> _Plotting code records_:
○ ○ ○ ○ ○ ○ ○

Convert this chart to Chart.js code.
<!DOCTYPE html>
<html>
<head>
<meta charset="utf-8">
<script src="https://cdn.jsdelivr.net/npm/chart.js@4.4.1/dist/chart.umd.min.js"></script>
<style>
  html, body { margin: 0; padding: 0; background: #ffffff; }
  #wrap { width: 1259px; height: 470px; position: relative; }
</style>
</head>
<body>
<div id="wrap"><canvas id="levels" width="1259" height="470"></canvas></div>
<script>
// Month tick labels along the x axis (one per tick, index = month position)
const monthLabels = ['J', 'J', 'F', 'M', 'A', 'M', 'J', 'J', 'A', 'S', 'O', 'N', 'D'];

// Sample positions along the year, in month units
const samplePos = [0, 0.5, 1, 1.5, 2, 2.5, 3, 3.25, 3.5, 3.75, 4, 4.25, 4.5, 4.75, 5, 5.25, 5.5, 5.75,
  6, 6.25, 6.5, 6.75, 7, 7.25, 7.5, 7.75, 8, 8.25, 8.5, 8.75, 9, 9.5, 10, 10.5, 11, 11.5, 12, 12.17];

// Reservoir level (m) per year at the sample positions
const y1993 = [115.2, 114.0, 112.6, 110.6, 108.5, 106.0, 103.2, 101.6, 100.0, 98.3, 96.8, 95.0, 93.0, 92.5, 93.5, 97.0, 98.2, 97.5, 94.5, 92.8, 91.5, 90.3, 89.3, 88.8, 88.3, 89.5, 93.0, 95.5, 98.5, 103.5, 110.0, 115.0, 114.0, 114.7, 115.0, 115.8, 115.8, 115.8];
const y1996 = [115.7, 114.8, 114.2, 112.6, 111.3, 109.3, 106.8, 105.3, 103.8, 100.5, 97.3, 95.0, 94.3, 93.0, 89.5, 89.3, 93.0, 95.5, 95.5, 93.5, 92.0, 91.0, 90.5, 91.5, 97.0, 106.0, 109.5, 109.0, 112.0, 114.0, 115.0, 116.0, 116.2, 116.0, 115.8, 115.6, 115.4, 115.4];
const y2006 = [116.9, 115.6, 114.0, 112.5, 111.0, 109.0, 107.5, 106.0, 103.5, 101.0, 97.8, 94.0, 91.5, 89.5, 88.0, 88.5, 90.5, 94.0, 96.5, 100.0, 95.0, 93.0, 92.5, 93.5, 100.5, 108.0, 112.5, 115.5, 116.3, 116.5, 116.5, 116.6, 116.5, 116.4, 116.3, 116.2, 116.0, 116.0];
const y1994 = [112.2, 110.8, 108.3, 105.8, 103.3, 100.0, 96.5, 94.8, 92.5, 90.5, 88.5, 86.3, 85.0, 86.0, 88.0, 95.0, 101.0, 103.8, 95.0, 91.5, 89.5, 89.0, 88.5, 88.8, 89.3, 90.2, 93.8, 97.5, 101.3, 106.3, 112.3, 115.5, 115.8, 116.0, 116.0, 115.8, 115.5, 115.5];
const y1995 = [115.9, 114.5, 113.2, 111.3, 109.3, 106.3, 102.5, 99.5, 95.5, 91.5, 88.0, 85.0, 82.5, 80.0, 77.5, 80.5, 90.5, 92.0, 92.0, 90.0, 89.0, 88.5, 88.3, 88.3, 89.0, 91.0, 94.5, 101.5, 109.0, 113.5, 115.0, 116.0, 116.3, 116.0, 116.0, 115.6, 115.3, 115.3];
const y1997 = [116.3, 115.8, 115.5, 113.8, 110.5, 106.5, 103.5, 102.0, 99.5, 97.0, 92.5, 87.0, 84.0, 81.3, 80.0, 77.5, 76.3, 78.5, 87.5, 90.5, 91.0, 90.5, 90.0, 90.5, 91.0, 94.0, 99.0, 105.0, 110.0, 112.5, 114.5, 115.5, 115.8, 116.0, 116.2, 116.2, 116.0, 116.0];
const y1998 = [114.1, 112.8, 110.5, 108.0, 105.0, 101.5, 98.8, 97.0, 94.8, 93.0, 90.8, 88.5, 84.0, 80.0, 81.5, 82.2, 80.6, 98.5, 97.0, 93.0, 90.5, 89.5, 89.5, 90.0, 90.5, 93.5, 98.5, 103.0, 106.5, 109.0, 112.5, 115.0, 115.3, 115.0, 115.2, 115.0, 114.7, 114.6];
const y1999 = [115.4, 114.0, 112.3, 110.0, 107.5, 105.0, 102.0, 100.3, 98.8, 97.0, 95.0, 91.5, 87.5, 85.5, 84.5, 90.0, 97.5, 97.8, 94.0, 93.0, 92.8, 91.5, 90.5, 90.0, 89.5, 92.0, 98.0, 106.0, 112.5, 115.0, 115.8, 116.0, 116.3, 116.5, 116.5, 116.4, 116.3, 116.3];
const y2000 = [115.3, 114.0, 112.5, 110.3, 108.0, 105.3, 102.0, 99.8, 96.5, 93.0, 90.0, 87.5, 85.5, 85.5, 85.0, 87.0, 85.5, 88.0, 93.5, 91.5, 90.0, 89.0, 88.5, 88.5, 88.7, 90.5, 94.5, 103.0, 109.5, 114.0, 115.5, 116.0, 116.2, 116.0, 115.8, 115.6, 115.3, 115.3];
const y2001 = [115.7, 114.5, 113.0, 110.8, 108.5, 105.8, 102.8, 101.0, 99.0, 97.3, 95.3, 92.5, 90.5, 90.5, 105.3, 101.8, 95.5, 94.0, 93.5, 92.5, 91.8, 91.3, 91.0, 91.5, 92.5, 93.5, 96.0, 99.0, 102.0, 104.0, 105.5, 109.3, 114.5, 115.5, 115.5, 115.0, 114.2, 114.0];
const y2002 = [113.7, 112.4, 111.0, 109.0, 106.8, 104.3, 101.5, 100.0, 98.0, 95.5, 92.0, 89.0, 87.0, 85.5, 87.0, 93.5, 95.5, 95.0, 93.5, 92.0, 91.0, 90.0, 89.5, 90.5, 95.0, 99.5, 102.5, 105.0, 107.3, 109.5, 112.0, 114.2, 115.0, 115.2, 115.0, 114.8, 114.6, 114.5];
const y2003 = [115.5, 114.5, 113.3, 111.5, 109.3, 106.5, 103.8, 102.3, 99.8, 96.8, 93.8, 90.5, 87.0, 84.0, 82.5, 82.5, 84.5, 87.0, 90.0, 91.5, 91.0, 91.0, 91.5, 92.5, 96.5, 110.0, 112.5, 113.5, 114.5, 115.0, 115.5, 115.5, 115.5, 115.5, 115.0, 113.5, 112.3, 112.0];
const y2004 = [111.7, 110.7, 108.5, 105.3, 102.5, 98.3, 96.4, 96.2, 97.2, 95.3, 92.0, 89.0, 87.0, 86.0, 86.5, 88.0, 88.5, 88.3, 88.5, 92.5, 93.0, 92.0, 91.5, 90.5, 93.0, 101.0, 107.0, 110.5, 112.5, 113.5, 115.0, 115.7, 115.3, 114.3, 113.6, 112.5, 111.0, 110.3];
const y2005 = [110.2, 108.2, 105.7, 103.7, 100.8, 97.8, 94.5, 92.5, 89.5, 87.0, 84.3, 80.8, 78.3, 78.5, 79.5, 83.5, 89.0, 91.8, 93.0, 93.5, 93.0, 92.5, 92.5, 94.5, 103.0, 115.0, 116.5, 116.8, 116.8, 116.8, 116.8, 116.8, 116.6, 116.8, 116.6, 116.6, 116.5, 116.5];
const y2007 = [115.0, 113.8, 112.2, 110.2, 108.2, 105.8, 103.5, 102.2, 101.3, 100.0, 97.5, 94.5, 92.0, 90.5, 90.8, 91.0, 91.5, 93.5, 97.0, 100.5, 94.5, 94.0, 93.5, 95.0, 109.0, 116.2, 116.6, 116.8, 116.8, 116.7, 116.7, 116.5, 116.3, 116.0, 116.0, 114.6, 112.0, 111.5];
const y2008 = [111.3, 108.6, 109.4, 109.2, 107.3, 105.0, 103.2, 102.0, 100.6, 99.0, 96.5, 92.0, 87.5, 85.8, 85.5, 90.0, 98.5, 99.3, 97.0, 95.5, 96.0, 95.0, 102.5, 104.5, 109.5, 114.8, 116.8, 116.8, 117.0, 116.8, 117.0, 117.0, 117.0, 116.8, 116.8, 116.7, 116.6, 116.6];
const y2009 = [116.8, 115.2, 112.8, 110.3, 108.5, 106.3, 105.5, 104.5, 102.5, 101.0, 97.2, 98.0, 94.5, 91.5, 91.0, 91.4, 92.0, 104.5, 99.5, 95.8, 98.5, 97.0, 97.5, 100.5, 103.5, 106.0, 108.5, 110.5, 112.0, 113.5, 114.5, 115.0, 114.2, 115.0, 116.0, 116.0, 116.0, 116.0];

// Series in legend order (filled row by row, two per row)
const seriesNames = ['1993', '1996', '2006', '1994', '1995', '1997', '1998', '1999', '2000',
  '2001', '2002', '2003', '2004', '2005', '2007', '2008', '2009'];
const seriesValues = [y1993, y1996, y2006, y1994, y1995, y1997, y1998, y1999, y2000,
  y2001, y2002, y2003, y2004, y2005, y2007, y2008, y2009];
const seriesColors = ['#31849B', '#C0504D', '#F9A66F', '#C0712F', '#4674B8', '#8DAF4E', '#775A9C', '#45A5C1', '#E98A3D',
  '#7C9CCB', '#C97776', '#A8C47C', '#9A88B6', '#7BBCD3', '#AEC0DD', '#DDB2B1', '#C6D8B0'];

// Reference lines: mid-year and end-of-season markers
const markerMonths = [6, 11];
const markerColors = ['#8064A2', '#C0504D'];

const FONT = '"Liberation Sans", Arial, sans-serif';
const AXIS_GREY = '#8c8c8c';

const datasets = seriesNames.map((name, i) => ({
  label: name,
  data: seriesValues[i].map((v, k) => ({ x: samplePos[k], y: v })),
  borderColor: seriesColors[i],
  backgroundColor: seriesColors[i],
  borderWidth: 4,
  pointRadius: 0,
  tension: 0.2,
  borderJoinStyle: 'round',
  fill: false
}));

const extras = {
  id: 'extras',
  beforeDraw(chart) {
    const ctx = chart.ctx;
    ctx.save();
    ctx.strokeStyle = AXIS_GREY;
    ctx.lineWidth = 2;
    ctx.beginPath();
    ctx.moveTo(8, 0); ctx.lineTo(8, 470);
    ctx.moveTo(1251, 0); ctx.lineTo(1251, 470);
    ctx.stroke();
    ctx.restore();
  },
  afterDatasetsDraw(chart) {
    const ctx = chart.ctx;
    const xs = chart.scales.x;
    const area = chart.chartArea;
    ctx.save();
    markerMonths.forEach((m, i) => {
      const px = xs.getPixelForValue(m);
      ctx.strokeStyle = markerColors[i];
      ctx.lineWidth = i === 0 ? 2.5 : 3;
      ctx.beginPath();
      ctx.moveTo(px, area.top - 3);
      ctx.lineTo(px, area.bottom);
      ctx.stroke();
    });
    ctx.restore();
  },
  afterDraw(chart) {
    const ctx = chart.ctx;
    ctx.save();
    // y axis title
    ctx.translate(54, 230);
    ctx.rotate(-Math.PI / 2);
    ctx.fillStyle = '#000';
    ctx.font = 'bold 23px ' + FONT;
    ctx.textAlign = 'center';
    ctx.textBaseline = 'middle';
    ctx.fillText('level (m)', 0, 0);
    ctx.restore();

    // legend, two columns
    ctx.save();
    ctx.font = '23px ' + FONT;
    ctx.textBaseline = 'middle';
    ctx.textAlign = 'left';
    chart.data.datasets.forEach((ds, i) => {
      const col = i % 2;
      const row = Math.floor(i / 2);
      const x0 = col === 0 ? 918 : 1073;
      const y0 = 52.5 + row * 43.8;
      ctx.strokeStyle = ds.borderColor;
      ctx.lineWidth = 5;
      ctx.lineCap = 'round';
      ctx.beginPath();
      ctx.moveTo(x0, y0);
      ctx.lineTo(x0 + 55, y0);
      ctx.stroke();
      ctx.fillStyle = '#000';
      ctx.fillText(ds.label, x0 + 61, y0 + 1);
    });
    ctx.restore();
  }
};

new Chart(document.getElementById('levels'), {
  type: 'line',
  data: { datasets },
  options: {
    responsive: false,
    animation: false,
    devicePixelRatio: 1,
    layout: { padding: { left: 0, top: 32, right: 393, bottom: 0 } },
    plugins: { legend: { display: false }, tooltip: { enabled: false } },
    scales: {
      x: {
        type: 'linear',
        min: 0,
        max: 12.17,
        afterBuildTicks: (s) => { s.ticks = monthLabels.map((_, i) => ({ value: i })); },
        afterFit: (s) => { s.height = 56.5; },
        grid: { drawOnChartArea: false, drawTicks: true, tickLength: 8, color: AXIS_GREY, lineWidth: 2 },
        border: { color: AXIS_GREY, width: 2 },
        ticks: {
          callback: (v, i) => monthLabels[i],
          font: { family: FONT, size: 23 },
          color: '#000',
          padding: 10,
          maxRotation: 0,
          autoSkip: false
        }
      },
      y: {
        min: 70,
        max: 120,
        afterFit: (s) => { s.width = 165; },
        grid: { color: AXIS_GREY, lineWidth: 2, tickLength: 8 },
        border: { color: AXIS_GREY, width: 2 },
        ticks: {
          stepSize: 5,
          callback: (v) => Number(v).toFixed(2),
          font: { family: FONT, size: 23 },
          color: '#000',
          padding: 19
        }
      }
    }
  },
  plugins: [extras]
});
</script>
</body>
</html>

○ ○ ○ ○ ○ ○ ○

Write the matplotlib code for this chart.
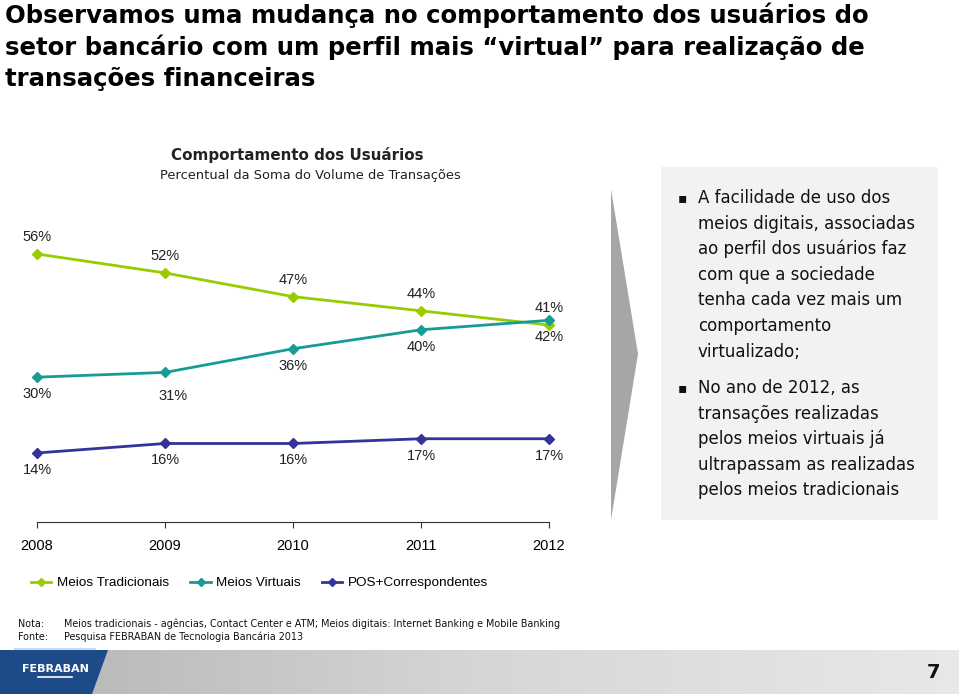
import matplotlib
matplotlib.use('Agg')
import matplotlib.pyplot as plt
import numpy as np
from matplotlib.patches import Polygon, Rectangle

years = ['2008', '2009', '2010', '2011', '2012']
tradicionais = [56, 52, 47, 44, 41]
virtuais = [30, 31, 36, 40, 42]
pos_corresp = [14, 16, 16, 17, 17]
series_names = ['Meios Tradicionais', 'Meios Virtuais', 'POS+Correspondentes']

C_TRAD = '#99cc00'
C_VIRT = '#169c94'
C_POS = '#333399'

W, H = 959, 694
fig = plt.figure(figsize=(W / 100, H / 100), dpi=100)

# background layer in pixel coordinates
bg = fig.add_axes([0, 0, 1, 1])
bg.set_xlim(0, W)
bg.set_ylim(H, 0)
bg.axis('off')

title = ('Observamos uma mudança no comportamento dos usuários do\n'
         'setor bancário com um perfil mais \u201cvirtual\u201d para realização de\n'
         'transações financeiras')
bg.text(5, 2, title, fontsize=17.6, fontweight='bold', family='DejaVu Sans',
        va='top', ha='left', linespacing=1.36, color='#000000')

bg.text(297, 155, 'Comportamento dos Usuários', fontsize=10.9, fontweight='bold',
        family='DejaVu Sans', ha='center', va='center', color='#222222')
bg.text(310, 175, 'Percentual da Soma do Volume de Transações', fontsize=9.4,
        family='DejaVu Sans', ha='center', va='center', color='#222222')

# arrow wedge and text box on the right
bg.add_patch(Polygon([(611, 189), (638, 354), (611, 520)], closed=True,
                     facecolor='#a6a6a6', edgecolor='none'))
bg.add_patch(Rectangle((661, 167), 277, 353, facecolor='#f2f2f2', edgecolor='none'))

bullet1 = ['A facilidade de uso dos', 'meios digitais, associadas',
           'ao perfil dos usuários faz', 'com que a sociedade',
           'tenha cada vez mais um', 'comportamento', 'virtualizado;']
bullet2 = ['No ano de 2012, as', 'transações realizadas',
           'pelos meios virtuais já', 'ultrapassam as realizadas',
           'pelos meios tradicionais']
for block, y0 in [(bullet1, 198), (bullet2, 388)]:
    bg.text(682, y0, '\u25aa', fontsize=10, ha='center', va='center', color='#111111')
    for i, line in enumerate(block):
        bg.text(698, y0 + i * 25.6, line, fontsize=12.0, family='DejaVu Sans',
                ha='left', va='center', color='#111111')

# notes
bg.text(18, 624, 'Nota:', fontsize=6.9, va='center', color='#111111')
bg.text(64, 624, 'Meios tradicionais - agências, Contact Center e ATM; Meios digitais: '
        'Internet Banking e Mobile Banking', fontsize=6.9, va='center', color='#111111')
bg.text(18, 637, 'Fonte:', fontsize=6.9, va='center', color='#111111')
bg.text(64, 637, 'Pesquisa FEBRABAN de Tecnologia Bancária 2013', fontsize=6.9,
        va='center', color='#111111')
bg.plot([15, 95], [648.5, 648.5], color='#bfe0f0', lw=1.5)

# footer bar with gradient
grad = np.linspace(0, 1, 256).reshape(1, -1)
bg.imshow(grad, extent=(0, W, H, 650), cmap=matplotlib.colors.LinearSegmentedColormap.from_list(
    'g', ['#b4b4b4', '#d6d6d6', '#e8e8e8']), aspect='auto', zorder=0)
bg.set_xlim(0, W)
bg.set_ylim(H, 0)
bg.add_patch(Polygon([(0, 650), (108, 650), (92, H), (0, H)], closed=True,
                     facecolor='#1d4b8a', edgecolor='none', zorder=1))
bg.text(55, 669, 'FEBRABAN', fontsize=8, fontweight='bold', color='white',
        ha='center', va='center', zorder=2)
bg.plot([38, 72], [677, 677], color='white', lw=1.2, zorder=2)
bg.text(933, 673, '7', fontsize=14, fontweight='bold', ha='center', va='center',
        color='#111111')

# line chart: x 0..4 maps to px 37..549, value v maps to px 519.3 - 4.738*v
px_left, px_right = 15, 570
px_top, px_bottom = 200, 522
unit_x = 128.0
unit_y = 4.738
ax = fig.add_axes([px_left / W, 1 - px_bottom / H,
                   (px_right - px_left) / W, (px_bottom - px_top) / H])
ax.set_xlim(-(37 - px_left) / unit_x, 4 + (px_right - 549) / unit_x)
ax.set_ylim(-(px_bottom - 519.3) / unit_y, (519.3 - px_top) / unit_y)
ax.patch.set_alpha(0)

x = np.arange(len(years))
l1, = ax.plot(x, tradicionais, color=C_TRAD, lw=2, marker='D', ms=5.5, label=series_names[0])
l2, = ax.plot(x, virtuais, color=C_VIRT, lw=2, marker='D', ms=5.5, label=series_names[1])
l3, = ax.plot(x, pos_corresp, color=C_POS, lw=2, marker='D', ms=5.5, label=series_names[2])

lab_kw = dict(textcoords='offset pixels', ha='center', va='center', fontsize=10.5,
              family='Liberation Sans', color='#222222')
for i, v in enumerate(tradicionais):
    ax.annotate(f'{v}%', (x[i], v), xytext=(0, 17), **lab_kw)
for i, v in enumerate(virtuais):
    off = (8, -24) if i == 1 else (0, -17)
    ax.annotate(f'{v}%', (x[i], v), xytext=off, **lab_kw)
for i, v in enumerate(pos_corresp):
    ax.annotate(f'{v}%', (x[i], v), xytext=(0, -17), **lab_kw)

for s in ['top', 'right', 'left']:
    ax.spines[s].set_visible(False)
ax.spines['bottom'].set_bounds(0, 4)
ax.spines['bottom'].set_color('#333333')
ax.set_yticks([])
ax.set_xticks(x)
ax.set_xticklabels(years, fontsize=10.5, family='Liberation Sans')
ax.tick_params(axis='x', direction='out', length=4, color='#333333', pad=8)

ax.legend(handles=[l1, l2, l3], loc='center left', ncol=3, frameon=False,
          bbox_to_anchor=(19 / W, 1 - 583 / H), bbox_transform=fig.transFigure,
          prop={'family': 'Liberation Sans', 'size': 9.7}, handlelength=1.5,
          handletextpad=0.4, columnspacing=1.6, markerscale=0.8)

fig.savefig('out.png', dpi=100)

○ ○ ○ ○ ○ ○ ○

> _WHAT IS NEEDED_:
Reproduce exactly the lines above starting at the line containing "Write the matplotlib code for this chart." and ending at the line containing "353, facecolor='#f2f2f2', edgecolor='none'))", including both, but not the pictures.

> _SOLUTION FOR THIS TASK_:
Write the matplotlib code for this chart.
import matplotlib
matplotlib.use('Agg')
import matplotlib.pyplot as plt
import numpy as np
from matplotlib.patches import Polygon, Rectangle

years = ['2008', '2009', '2010', '2011', '2012']
tradicionais = [56, 52, 47, 44, 41]
virtuais = [30, 31, 36, 40, 42]
pos_corresp = [14, 16, 16, 17, 17]
series_names = ['Meios Tradicionais', 'Meios Virtuais', 'POS+Correspondentes']

C_TRAD = '#99cc00'
C_VIRT = '#169c94'
C_POS = '#333399'

W, H = 959, 694
fig = plt.figure(figsize=(W / 100, H / 100), dpi=100)

# background layer in pixel coordinates
bg = fig.add_axes([0, 0, 1, 1])
bg.set_xlim(0, W)
bg.set_ylim(H, 0)
bg.axis('off')

title = ('Observamos uma mudança no comportamento dos usuários do\n'
         'setor bancário com um perfil mais \u201cvirtual\u201d para realização de\n'
         'transações financeiras')
bg.text(5, 2, title, fontsize=17.6, fontweight='bold', family='DejaVu Sans',
        va='top', ha='left', linespacing=1.36, color='#000000')

bg.text(297, 155, 'Comportamento dos Usuários', fontsize=10.9, fontweight='bold',
        family='DejaVu Sans', ha='center', va='center', color='#222222')
bg.text(310, 175, 'Percentual da Soma do Volume de Transações', fontsize=9.4,
        family='DejaVu Sans', ha='center', va='center', color='#222222')

# arrow wedge and text box on the right
bg.add_patch(Polygon([(611, 189), (638, 354), (611, 520)], closed=True,
                     facecolor='#a6a6a6', edgecolor='none'))
bg.add_patch(Rectangle((661, 167), 277, 353, facecolor='#f2f2f2', edgecolor='none'))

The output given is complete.